■ **Written task**: Give the count of lines that include the string "chart". Add nothing to it.

■ **Supplied records**:

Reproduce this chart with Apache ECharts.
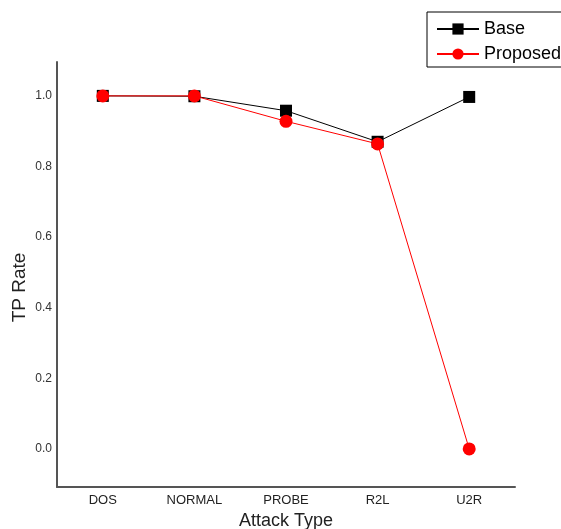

...

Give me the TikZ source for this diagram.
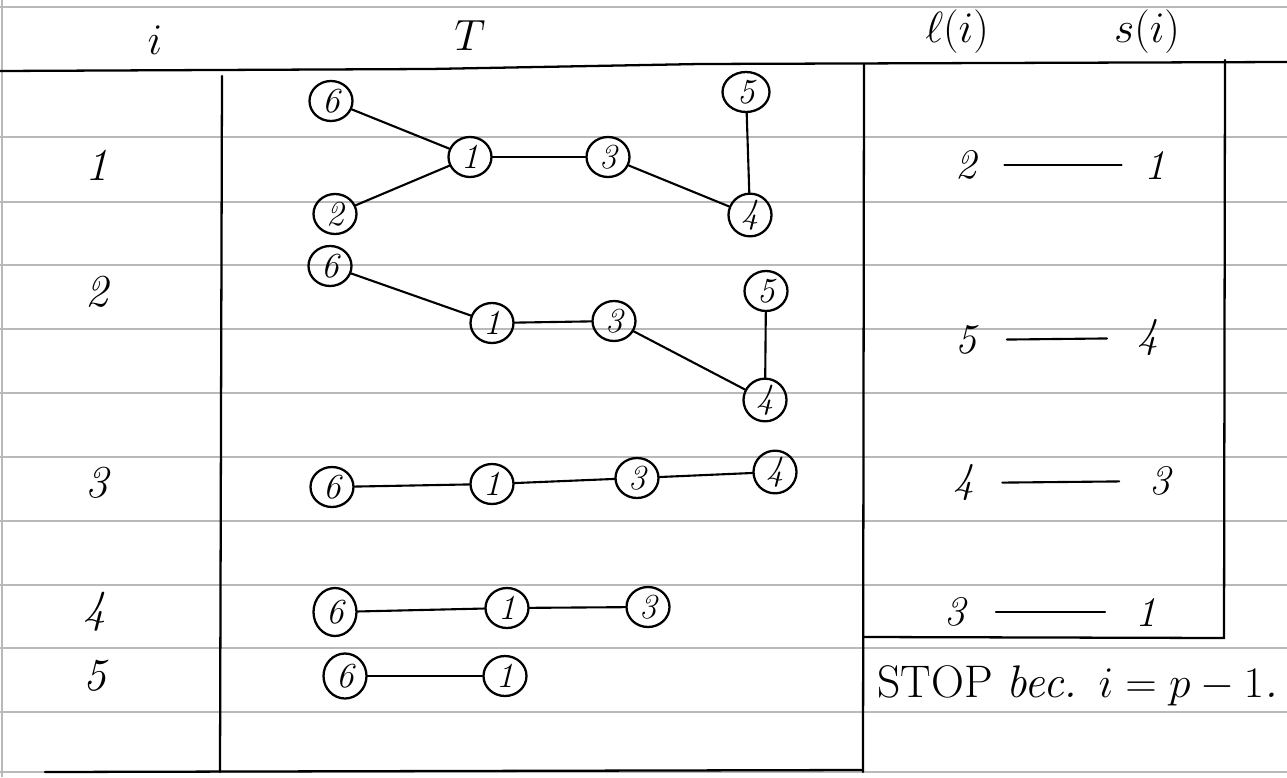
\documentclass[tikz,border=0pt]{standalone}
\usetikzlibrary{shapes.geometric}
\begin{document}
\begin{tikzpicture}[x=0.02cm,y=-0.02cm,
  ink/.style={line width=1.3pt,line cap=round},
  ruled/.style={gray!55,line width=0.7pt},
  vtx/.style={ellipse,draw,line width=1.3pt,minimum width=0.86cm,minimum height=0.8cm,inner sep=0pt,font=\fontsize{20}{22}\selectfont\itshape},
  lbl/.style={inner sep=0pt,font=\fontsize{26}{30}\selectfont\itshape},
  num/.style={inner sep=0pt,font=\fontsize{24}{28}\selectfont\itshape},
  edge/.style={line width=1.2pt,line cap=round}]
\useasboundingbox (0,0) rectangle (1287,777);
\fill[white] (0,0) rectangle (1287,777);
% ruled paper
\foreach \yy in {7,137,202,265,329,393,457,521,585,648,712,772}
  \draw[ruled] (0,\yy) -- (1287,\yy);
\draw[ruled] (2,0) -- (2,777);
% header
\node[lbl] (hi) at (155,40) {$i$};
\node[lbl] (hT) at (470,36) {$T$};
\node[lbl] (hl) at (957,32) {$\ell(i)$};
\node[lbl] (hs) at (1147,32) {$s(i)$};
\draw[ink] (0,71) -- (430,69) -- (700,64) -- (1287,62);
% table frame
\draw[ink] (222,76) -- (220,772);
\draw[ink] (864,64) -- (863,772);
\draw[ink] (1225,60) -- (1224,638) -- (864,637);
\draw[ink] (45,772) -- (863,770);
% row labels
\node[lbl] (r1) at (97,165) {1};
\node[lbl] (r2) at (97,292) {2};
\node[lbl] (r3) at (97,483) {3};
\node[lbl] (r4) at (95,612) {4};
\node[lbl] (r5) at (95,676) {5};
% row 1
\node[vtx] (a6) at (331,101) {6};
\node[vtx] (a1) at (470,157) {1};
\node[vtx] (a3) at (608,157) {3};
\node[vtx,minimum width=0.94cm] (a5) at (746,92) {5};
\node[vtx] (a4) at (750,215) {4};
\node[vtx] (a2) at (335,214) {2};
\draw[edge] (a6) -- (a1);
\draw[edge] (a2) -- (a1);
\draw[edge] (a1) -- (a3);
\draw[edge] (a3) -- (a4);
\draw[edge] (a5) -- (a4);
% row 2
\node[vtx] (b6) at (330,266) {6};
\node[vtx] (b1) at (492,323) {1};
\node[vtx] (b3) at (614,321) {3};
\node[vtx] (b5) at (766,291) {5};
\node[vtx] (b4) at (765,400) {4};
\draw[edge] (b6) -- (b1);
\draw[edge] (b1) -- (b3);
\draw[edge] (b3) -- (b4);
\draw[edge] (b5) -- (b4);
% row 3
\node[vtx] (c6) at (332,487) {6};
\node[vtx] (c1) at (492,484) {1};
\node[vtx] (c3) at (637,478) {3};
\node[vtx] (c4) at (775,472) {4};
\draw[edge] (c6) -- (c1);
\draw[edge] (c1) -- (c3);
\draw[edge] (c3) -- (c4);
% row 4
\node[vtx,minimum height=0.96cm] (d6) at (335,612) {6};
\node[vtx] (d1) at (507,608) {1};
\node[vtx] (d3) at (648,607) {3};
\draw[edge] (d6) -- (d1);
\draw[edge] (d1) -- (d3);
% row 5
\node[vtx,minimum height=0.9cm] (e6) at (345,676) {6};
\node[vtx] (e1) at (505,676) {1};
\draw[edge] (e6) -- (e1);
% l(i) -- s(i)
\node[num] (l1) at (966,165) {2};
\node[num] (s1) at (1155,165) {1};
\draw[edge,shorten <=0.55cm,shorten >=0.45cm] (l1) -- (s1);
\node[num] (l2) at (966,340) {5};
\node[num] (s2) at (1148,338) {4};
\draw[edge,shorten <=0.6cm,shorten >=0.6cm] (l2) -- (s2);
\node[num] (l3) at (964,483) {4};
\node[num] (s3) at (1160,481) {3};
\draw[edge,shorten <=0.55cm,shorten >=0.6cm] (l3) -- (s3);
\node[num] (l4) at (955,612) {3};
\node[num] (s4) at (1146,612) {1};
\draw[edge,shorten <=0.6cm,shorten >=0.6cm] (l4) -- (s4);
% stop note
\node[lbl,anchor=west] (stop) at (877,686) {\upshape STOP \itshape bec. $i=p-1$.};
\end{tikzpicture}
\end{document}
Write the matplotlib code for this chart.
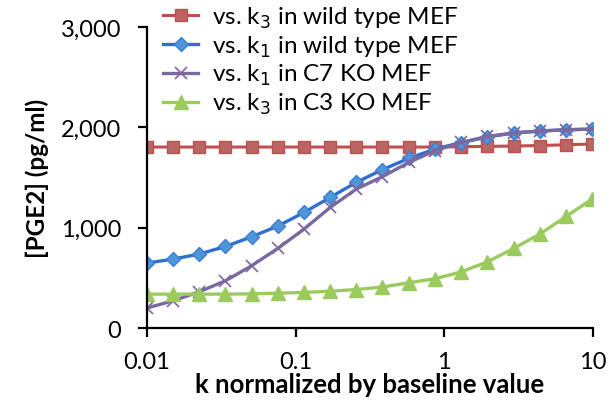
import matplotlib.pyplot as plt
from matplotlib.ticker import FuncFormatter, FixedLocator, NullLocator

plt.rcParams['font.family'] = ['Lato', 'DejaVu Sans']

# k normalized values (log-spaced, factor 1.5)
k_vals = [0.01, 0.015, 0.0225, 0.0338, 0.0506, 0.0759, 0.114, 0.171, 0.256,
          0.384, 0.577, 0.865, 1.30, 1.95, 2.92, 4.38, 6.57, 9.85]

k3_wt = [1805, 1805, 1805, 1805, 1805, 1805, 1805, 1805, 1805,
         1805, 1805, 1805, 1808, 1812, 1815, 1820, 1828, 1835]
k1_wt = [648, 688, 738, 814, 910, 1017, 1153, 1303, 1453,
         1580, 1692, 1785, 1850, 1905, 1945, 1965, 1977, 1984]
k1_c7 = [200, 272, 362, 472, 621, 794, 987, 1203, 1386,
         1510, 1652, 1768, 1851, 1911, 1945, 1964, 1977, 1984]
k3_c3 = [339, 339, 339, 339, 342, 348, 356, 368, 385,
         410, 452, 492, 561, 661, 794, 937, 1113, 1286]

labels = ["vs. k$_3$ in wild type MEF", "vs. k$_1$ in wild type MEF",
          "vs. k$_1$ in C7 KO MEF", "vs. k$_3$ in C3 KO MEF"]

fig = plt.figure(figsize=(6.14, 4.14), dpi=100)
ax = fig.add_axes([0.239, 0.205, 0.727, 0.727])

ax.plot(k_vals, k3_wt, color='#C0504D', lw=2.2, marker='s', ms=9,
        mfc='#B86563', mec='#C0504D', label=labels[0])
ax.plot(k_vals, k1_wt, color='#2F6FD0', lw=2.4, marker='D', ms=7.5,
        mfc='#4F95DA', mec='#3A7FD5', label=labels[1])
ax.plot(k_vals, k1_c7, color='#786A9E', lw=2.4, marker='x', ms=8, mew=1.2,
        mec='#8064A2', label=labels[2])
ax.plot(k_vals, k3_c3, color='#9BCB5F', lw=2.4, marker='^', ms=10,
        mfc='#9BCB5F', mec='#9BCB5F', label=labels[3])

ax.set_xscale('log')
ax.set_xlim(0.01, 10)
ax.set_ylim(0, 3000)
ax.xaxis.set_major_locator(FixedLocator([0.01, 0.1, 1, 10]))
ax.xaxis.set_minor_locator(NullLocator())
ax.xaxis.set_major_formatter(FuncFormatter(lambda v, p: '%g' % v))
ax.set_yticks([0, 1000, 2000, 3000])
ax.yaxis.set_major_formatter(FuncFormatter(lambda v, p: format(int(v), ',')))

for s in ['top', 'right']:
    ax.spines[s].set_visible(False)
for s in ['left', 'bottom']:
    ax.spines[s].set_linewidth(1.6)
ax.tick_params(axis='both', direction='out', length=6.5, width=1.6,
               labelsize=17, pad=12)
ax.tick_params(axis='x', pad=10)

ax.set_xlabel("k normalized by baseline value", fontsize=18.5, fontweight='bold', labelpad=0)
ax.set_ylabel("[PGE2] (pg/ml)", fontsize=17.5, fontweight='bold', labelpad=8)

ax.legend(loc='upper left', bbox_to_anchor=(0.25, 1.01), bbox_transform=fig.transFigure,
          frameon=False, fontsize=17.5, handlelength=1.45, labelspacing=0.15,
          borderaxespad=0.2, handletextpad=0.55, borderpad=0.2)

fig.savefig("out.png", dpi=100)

■ **Result below**: 2